[start Exercise materials]

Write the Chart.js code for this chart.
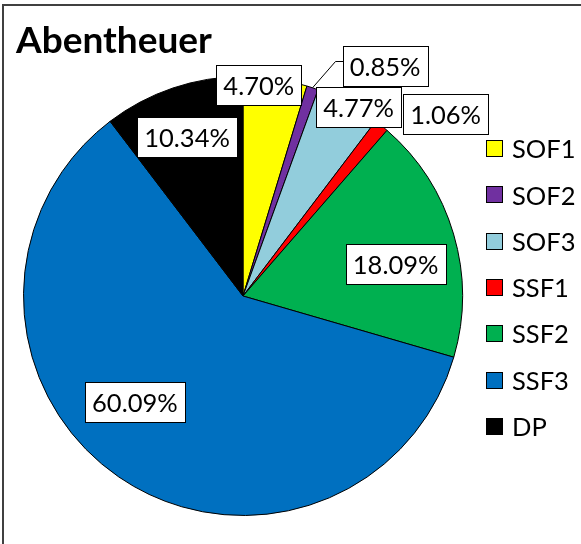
<!DOCTYPE html>
<html>
<head>
<meta charset="utf-8">
<script src="https://cdn.jsdelivr.net/npm/chart.js@4"></script>
<style>
  body { margin: 0; background: #fff; }
  canvas { display: block; }
</style>
</head>
<body>
<canvas id="chart" width="581" height="544"></canvas>
<script>
// data
const categories = ['SOF1', 'SOF2', 'SOF3', 'SSF1', 'SSF2', 'SSF3', 'DP'];
const shares = [4.70, 0.85, 4.77, 1.06, 18.09, 60.09, 10.34];
const sliceColors = ['#FFFF00', '#7030A0', '#92CDDC', '#FF0000', '#00B050', '#0070C0', '#000000'];
const chartTitle = 'Abentheuer';

// where Excel put each label: radius factor + angle nudge (degrees)
const labelRadius = [0.966, 1.23, 1.008, 1.242, 0.71, 0.691, 0.766];
const labelTurn = [-4.2, 13.3, 2.9, 8.9, 4.7, 11.0, -0.8];
const withLeader = [false, true, false, false, false, false, false];

const FONT = 'Lato, "Open Sans", sans-serif';

const labelsPlugin = {
  id: 'excelLabels',
  afterDatasetsDraw(chart) {
    const ctx = chart.ctx;
    const meta = chart.getDatasetMeta(0);
    ctx.save();
    ctx.font = '25.5px ' + FONT;
    ctx.textAlign = 'center';
    ctx.textBaseline = 'middle';
    meta.data.forEach((arc, i) => {
      const mid = (arc.startAngle + arc.endAngle) / 2;
      const a = mid + labelTurn[i] * Math.PI / 180;
      const d = arc.outerRadius * labelRadius[i];
      const cx = arc.x + Math.cos(a) * d;
      const cy = arc.y + Math.sin(a) * d;
      const txt = shares[i].toFixed(2) + '%';
      const w = Math.round(ctx.measureText(txt).width + 14);
      const h = 40;
      const left = Math.round(cx - w / 2) + 0.5;
      const top = Math.round(cy - h / 2) + 0.5;

      if (withLeader[i]) {
        ctx.beginPath();
        ctx.strokeStyle = '#000';
        ctx.lineWidth = 1;
        ctx.moveTo(arc.x + Math.cos(mid) * arc.outerRadius, arc.y + Math.sin(mid) * arc.outerRadius);
        ctx.lineTo(left - 8, top + 15);
        ctx.lineTo(left, top + 15);
        ctx.stroke();
      }

      ctx.fillStyle = '#fff';
      ctx.fillRect(left, top, w, h);
      ctx.strokeStyle = '#000';
      ctx.lineWidth = 1;
      ctx.strokeRect(left, top, w, h);
      ctx.fillStyle = '#000';
      ctx.fillText(txt, cx, top + h / 2 + 1);
    });
    ctx.restore();
  },
  afterDraw(chart) {
    const ctx = chart.ctx;
    ctx.save();
    // frame (only top and left edges are inside the picture)
    ctx.strokeStyle = '#404040';
    ctx.lineWidth = 2;
    ctx.beginPath();
    ctx.moveTo(3, 544);
    ctx.lineTo(3, 5);
    ctx.lineTo(581, 5);
    ctx.stroke();

    // title
    ctx.fillStyle = '#000';
    ctx.font = 'bold 37px ' + FONT;
    ctx.textAlign = 'left';
    ctx.textBaseline = 'alphabetic';
    ctx.fillText(chartTitle, 16, 53);

    // legend
    ctx.font = '25.5px ' + FONT;
    ctx.textBaseline = 'middle';
    categories.forEach((name, i) => {
      const y = 149 + i * 46.3;
      ctx.fillStyle = sliceColors[i];
      ctx.fillRect(486, Math.round(y - 9), 17, 17);
      ctx.strokeStyle = '#000';
      ctx.lineWidth = 1;
      ctx.strokeRect(486.5, Math.round(y - 9) + 0.5, 16, 16);
      ctx.fillStyle = '#000';
      ctx.fillText(name, 512, y + 1);
    });
    ctx.restore();
  }
};

new Chart(document.getElementById('chart'), {
  type: 'pie',
  data: {
    labels: categories,
    datasets: [{
      data: shares,
      backgroundColor: sliceColors,
      borderColor: '#000',
      borderWidth: 1,
      hoverOffset: 0,
      offset: 0
    }]
  },
  options: {
    responsive: false,
    animation: false,
    devicePixelRatio: 1,
    layout: { padding: { left: 23, top: 76, right: 118, bottom: 28 } },
    plugins: {
      legend: { display: false },
      title: { display: false },
      tooltip: { enabled: false }
    }
  },
  plugins: [labelsPlugin]
});
</script>
</body>
</html>
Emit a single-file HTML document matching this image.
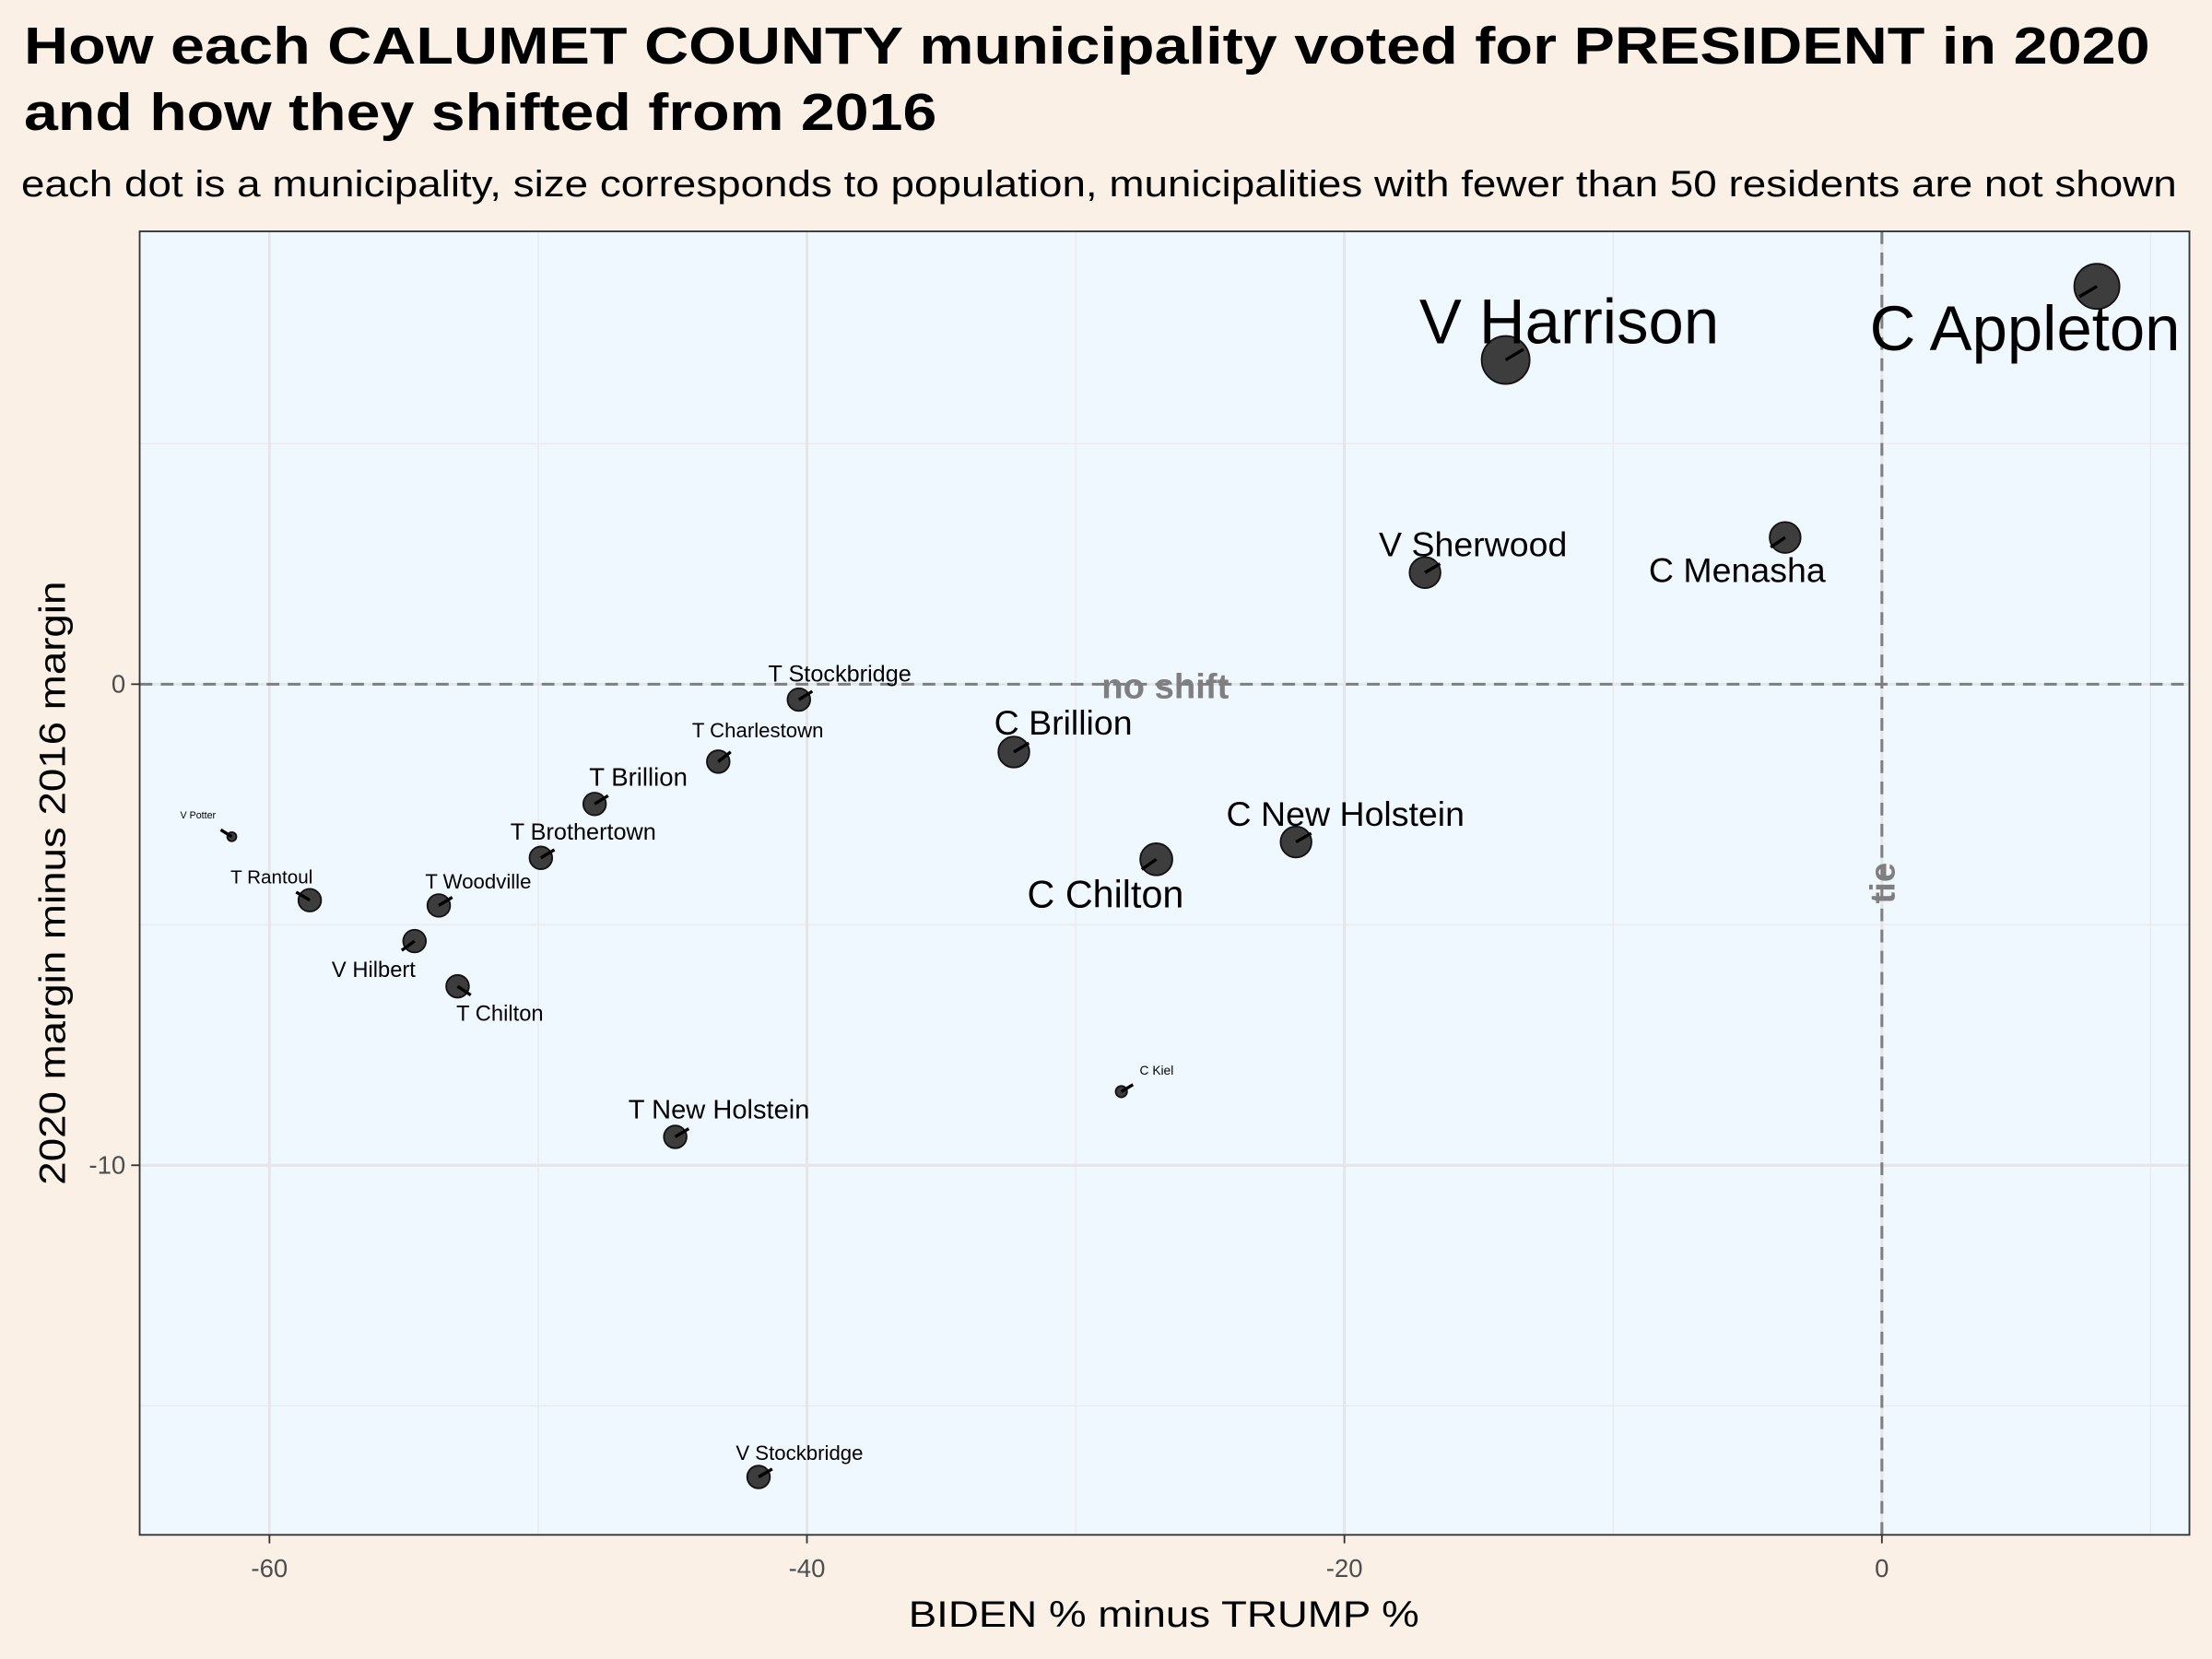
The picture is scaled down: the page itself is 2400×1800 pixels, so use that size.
<!DOCTYPE html>
<html><head><meta charset="utf-8"><style>
html,body{margin:0;padding:0;background:#faf0e6;}
svg{display:block;font-family:"Liberation Sans",Arial,sans-serif;}
</style></head><body>
<svg id="chart" width="2400" height="1800" viewBox="0 0 1568 1176" xmlns="http://www.w3.org/2000/svg">
<rect x="0" y="0" width="1568" height="1176" fill="#faf0e6"/>
<text x="17" y="45" font-size="37" font-weight="bold" fill="#000" textLength="1507" lengthAdjust="spacingAndGlyphs">How each CALUMET COUNTY municipality voted for PRESIDENT in 2020</text>
<text x="17" y="92" font-size="37" font-weight="bold" fill="#000" textLength="647" lengthAdjust="spacingAndGlyphs">and how they shifted from 2016</text>
<text x="15" y="139" font-size="26" fill="#000" textLength="1528" lengthAdjust="spacingAndGlyphs">each dot is a municipality, size corresponds to population, municipalities with fewer than 50 residents are not shown</text>
<rect x="99" y="164" width="1453" height="924" fill="#f0f8ff"/>
<g id="grid"></g>
<g id="refs"></g>
<g id="marks"></g>
<rect x="99" y="164" width="1453" height="924" fill="none" stroke="#333" stroke-width="1.2"/>
<g id="axes"></g>
<text x="825" y="1153" font-size="26" text-anchor="middle" fill="#000" textLength="362" lengthAdjust="spacingAndGlyphs">BIDEN % minus TRUMP %</text>
<text transform="translate(46,626) rotate(-90)" font-size="26" text-anchor="middle" fill="#000" textLength="428" lengthAdjust="spacingAndGlyphs">2020 margin minus 2016 margin</text>
</svg>
<script>
const names = ["C Appleton","V Harrison","C Menasha","V Sherwood","T Stockbridge","C Brillion","T Charlestown","T Brillion","C New Holstein","C Chilton","T Brothertown","V Potter","T Rantoul","T Woodville","V Hilbert","T Chilton","C Kiel","T New Holstein","V Stockbridge"];
const margin2020 = [8.0,-14.0,-3.6,-17.0,-40.3,-32.3,-43.3,-47.9,-21.8,-27.0,-49.9,-61.4,-58.5,-53.7,-54.6,-53.0,-28.3,-44.9,-41.8];
const shift = [8.27,6.74,3.05,2.32,-0.32,-1.41,-1.61,-2.49,-3.28,-3.64,-3.61,-3.17,-4.49,-4.60,-5.34,-6.28,-8.47,-9.41,-16.48];
const population = [11100,12500,5200,5200,2800,5200,2800,2800,5200,5600,2800,450,2800,2800,2800,2800,700,2800,2800];
const xTicks = [-60,-40,-20,0];
const yTicks = [0,-10];
const xMinor = [-50,-30,-10,10];
const yMinor = [5,-5,-15];

// layout (label offsets in px, font sizes) - not data
const labelDx = [-51,45,-34,34,29,35,28,31,35,-36,30,-24,-27,28,-29,30,25,31,29];
const labelDy = [30,-27,23,-20,-18,-21,-22,-19,-20,25,-18,-15,-16,-17,21,20,-15,-19,-17];
const labelSize = [45,45,24.5,24.5,16.5,24.5,14.5,18,24.5,27,16.5,7,13.5,14.5,15.5,15.5,9,19,14.5];

const NS="http://www.w3.org/2000/svg";
const X = v => 1334 + (v-0)*19.05;
const Y = v => 485 - v*34.1;
const R = p => Math.sqrt(p)*0.152;
function mk(tag, attrs, parent){const e=document.createElementNS(NS,tag);for(const k in attrs)e.setAttribute(k,attrs[k]);parent.appendChild(e);return e;}
const grid=document.getElementById('grid'), refs=document.getElementById('refs'), marks=document.getElementById('marks'), axes=document.getElementById('axes');

xMinor.forEach(v=>{const l=mk('line',{x1:X(v),x2:X(v),y1:164,y2:1088,stroke:'#ebebeb','stroke-width':1},grid);

});
yMinor.forEach(v=>{const l=mk('line',{x1:99,x2:1552,y1:Y(v),y2:Y(v),stroke:'#ebebeb','stroke-width':1},grid);

});
xTicks.forEach(v=>{const l=mk('line',{x1:X(v),x2:X(v),y1:164,y2:1088,stroke:'#e6e6e6','stroke-width':2},grid);


const t=mk('line',{x1:X(v),x2:X(v),y1:1088,y2:1094,stroke:'#333','stroke-width':1.2},axes);


const tx=mk('text',{x:X(v),y:1118,'font-size':18,'text-anchor':'middle',fill:'#4d4d4d'},axes);tx.textContent=v;

});
yTicks.forEach(v=>{const l=mk('line',{x1:99,x2:1552,y1:Y(v),y2:Y(v),stroke:'#e6e6e6','stroke-width':2},grid);


const t=mk('line',{x1:93,x2:99,y1:Y(v),y2:Y(v),stroke:'#333','stroke-width':1.2},axes);


const tx=mk('text',{x:89,y:Y(v)+6,'font-size':18,'text-anchor':'end',fill:'#4d4d4d'},axes);tx.textContent=v;

});

const h=mk('line',{x1:99,x2:1552,y1:Y(0),y2:Y(0),stroke:'#7f7f7f','stroke-width':2,'stroke-dasharray':'9,6'},refs);


const v0=mk('line',{x1:X(0),x2:X(0),y1:164,y2:1088,stroke:'#7f7f7f','stroke-width':2,'stroke-dasharray':'9,6'},refs);


const ns=mk('text',{x:826,y:Y(0)+10,'font-size':25,'font-weight':'bold','text-anchor':'middle',fill:'#7f7f7f'},refs);ns.textContent='no shift';


const tie=mk('text',{transform:`translate(${X(0)+9},626) rotate(-90)`,'font-size':25,'font-weight':'bold','text-anchor':'middle',fill:'#7f7f7f'},refs);tie.textContent='tie';



names.forEach((n,i)=>{
 const cx=X(margin2020[i]), cy=Y(shift[i]), r=R(population[i]);
 const dx=labelDx[i], dy=labelDy[i], d=Math.hypot(dx,dy);
 const len=Math.min(r*0.4+8, d*0.6);
 const seg=mk('line',{x1:cx,y1:cy,x2:cx+dx/d*len,y2:cy+dy/d*len,stroke:'#000','stroke-width':2.2},marks);
 
 
 const c=mk('circle',{cx:cx,cy:cy,r:r,fill:'#333','fill-opacity':0.95,stroke:'#111','stroke-width':1.2},marks);
 
 
 const s2=mk('line',{x1:cx,y1:cy,x2:cx+dx/d*Math.min(len,r),y2:cy+dy/d*Math.min(len,r),stroke:'#000','stroke-width':2.2},marks);
 
 
 const t=mk('text',{x:cx+dx,y:cy+dy,'font-size':labelSize[i],'text-anchor':'middle','dominant-baseline':'central',fill:'#000'},marks);
 t.textContent=n;
 
 
});
</script>
</body></html>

[end Exercise materials]

--- Exercise prompt ---
The images in the entries above should be left out; please reproduce exactly the lines from the first through the one containing "const chartTitle = 'Abentheuer';".

--- Written solution ---
Write the Chart.js code for this chart.
<!DOCTYPE html>
<html>
<head>
<meta charset="utf-8">
<script src="https://cdn.jsdelivr.net/npm/chart.js@4"></script>
<style>
  body { margin: 0; background: #fff; }
  canvas { display: block; }
</style>
</head>
<body>
<canvas id="chart" width="581" height="544"></canvas>
<script>
// data
const categories = ['SOF1', 'SOF2', 'SOF3', 'SSF1', 'SSF2', 'SSF3', 'DP'];
const shares = [4.70, 0.85, 4.77, 1.06, 18.09, 60.09, 10.34];
const sliceColors = ['#FFFF00', '#7030A0', '#92CDDC', '#FF0000', '#00B050', '#0070C0', '#000000'];
const chartTitle = 'Abentheuer';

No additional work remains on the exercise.